:: PROVIDED MATERIAL

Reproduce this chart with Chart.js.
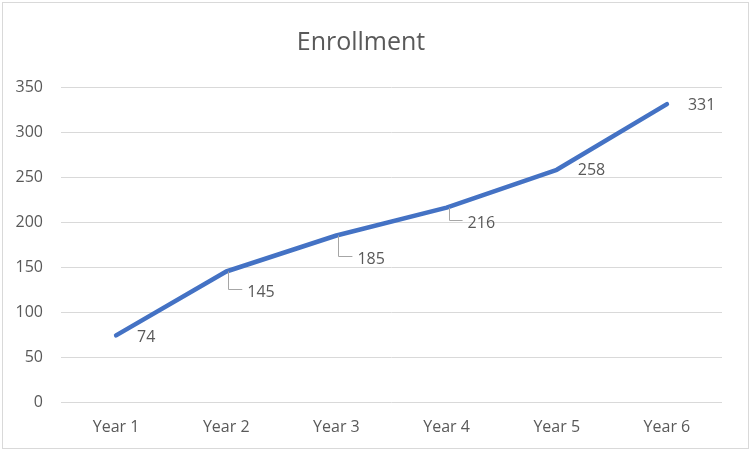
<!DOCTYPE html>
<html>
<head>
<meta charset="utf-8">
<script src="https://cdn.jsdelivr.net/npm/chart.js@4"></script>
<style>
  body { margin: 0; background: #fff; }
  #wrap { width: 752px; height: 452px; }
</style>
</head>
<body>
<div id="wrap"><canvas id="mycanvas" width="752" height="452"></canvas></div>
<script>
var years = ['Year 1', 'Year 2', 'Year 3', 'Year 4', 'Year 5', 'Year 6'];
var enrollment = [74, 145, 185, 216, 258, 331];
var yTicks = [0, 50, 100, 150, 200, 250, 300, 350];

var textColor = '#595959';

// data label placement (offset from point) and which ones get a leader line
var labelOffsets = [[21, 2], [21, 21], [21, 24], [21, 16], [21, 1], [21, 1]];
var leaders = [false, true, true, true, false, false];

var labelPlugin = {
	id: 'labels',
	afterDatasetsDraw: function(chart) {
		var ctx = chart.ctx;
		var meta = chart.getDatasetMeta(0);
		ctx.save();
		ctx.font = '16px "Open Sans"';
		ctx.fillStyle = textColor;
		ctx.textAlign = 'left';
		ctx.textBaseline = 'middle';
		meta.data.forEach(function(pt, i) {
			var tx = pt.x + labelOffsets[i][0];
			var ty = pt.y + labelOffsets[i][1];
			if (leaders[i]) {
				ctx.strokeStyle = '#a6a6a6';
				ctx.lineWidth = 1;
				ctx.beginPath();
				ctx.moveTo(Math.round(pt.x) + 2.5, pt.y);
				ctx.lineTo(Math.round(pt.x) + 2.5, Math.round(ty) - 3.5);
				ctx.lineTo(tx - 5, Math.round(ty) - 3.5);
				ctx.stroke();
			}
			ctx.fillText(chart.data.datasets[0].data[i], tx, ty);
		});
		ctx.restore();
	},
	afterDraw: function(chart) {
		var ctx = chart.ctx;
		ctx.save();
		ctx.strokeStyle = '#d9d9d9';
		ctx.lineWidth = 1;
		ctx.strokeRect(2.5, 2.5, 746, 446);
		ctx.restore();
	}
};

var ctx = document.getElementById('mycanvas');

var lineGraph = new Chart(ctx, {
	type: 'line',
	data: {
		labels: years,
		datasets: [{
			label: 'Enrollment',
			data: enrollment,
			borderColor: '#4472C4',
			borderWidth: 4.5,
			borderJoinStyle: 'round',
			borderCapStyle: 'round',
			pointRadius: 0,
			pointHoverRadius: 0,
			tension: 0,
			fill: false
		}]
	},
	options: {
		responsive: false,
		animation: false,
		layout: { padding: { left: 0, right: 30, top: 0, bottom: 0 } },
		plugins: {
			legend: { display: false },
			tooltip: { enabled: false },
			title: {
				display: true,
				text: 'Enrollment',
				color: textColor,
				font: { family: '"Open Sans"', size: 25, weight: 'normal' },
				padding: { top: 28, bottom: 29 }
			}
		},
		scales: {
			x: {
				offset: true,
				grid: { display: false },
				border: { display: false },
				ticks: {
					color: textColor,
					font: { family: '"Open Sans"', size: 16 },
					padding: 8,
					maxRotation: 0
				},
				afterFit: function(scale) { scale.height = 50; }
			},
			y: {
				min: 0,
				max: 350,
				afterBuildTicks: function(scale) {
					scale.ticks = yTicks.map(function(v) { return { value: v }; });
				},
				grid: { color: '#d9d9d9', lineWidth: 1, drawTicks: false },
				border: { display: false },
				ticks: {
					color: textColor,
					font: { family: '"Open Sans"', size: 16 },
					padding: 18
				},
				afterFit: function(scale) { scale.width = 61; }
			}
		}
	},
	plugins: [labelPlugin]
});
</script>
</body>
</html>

::::

## AIM
Every line of text is to be repeated exactly; pictures are left out.

## OUTPUT OF THE EXERCISE
Reproduce this chart with Chart.js.
<!DOCTYPE html>
<html>
<head>
<meta charset="utf-8">
<script src="https://cdn.jsdelivr.net/npm/chart.js@4"></script>
<style>
  body { margin: 0; background: #fff; }
  #wrap { width: 752px; height: 452px; }
</style>
</head>
<body>
<div id="wrap"><canvas id="mycanvas" width="752" height="452"></canvas></div>
<script>
var years = ['Year 1', 'Year 2', 'Year 3', 'Year 4', 'Year 5', 'Year 6'];
var enrollment = [74, 145, 185, 216, 258, 331];
var yTicks = [0, 50, 100, 150, 200, 250, 300, 350];

var textColor = '#595959';

// data label placement (offset from point) and which ones get a leader line
var labelOffsets = [[21, 2], [21, 21], [21, 24], [21, 16], [21, 1], [21, 1]];
var leaders = [false, true, true, true, false, false];

var labelPlugin = {
	id: 'labels',
	afterDatasetsDraw: function(chart) {
		var ctx = chart.ctx;
		var meta = chart.getDatasetMeta(0);
		ctx.save();
		ctx.font = '16px "Open Sans"';
		ctx.fillStyle = textColor;
		ctx.textAlign = 'left';
		ctx.textBaseline = 'middle';
		meta.data.forEach(function(pt, i) {
			var tx = pt.x + labelOffsets[i][0];
			var ty = pt.y + labelOffsets[i][1];
			if (leaders[i]) {
				ctx.strokeStyle = '#a6a6a6';
				ctx.lineWidth = 1;
				ctx.beginPath();
				ctx.moveTo(Math.round(pt.x) + 2.5, pt.y);
				ctx.lineTo(Math.round(pt.x) + 2.5, Math.round(ty) - 3.5);
				ctx.lineTo(tx - 5, Math.round(ty) - 3.5);
				ctx.stroke();
			}
			ctx.fillText(chart.data.datasets[0].data[i], tx, ty);
		});
		ctx.restore();
	},
	afterDraw: function(chart) {
		var ctx = chart.ctx;
		ctx.save();
		ctx.strokeStyle = '#d9d9d9';
		ctx.lineWidth = 1;
		ctx.strokeRect(2.5, 2.5, 746, 446);
		ctx.restore();
	}
};

var ctx = document.getElementById('mycanvas');

var lineGraph = new Chart(ctx, {
	type: 'line',
	data: {
		labels: years,
		datasets: [{
			label: 'Enrollment',
			data: enrollment,
			borderColor: '#4472C4',
			borderWidth: 4.5,
			borderJoinStyle: 'round',
			borderCapStyle: 'round',
			pointRadius: 0,
			pointHoverRadius: 0,
			tension: 0,
			fill: false
		}]
	},
	options: {
		responsive: false,
		animation: false,
		layout: { padding: { left: 0, right: 30, top: 0, bottom: 0 } },
		plugins: {
			legend: { display: false },
			tooltip: { enabled: false },
			title: {
				display: true,
				text: 'Enrollment',
				color: textColor,
				font: { family: '"Open Sans"', size: 25, weight: 'normal' },
				padding: { top: 28, bottom: 29 }
			}
		},
		scales: {
			x: {
				offset: true,
				grid: { display: false },
				border: { display: false },
				ticks: {
					color: textColor,
					font: { family: '"Open Sans"', size: 16 },
					padding: 8,
					maxRotation: 0
				},
				afterFit: function(scale) { scale.height = 50; }
			},
			y: {
				min: 0,
				max: 350,
				afterBuildTicks: function(scale) {
					scale.ticks = yTicks.map(function(v) { return { value: v }; });
				},
				grid: { color: '#d9d9d9', lineWidth: 1, drawTicks: false },
				border: { display: false },
				ticks: {
					color: textColor,
					font: { family: '"Open Sans"', size: 16 },
					padding: 18
				},
				afterFit: function(scale) { scale.width = 61; }
			}
		}
	},
	plugins: [labelPlugin]
});
</script>
</body>
</html>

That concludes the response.